Financing is another crucial piece of the puzzle. A thriving innovation ecosystem cannot exist if high-tech firms cannot get the funding they need to grow. But for Chinese firms, it is becoming increasingly difficult to secure foreign investment. Since 2018, hundreds of Chinese companies – including Huawei and BYD – have confronted new sanctions or restrictions from the US and Europe. Many multinationals have decided to “decouple” from Chinese supply chains in order to comply with home-country regulations, despite the higher production costs this implies.
Yet foreign capital is not essential. In Silicon Valley, innovative tech companies turn to private-equity (PE) and venture-capital (VC) funds to finance their growth. These US funds are constantly investing in the next generation of “unicorns” (private companies with a valuation above $1 billion), often using their gains from the last generation. The National Venture Capital Association reports that about 80% of US PE funds invest in companies in the growth and development stages.
But in China (including Hong Kong), such funds tend to be smaller than their counterparts in the US: in 2021, the average PE fund size in the US approached $1 billion, compared to some $20 million in China. Moreover, Chinese PE/VC funds lack experience and specialist knowledge when it comes to frontier technologies.
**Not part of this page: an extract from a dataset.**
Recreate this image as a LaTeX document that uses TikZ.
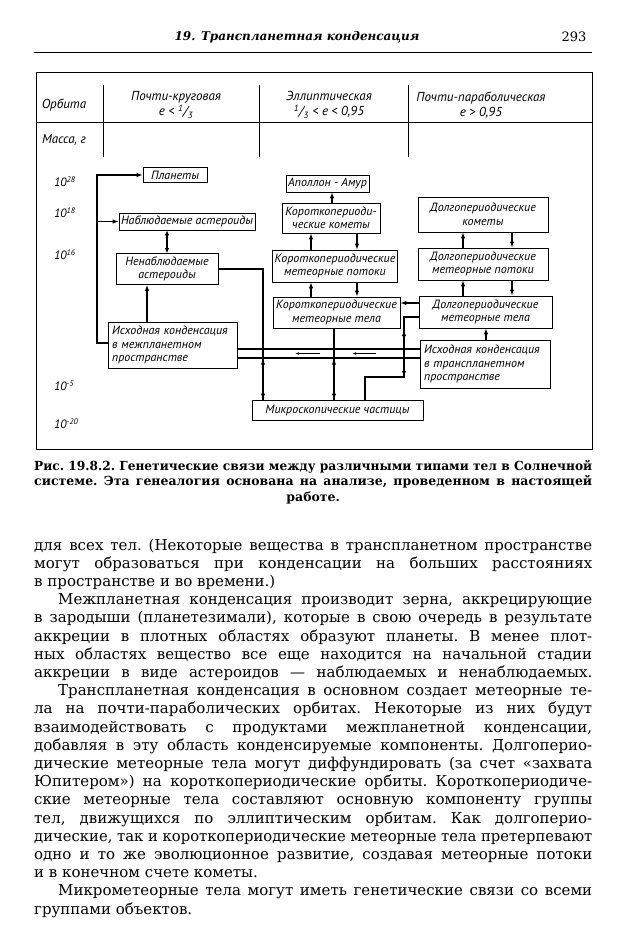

This implies a serious challenge for China. From a macro-policy perspective, PE/VC funds are critical catalysts of supply-chain upgrading through new technologies and management knowhow. So, as Chinese companies seek to adopt new technologies, increase productivity, expand, and develop overseas markets, much of their risk capital will be financed primarily by these funds, rather than conventional banks or public financial markets.
But tech investments tend to have shorter-term horizons, and PE/VC funds rely on liquid stock markets to exit their positions. Transparent, resilient, and liquid capital markets are also needed to attract long-term institutional investors capable of taking on bigger risks in alternative or non-traditional financial instruments. Mobilizing insurance, pension, and social-security funds – which have the long-term savings and investment horizons to fund technological innovation (as well as infrastructure investments) – is essential.
So far, China's leaders have struggled to build the innovation ecosystem the country needs, including a liquid and transparent public and private funding mechanism. In the context of the Sino-American rivalry, this amounts to a massive disadvantage. To compete with the US, China needs to foster its own tech unicorns and build global platforms that match their American counterparts in speed, scale, and scope.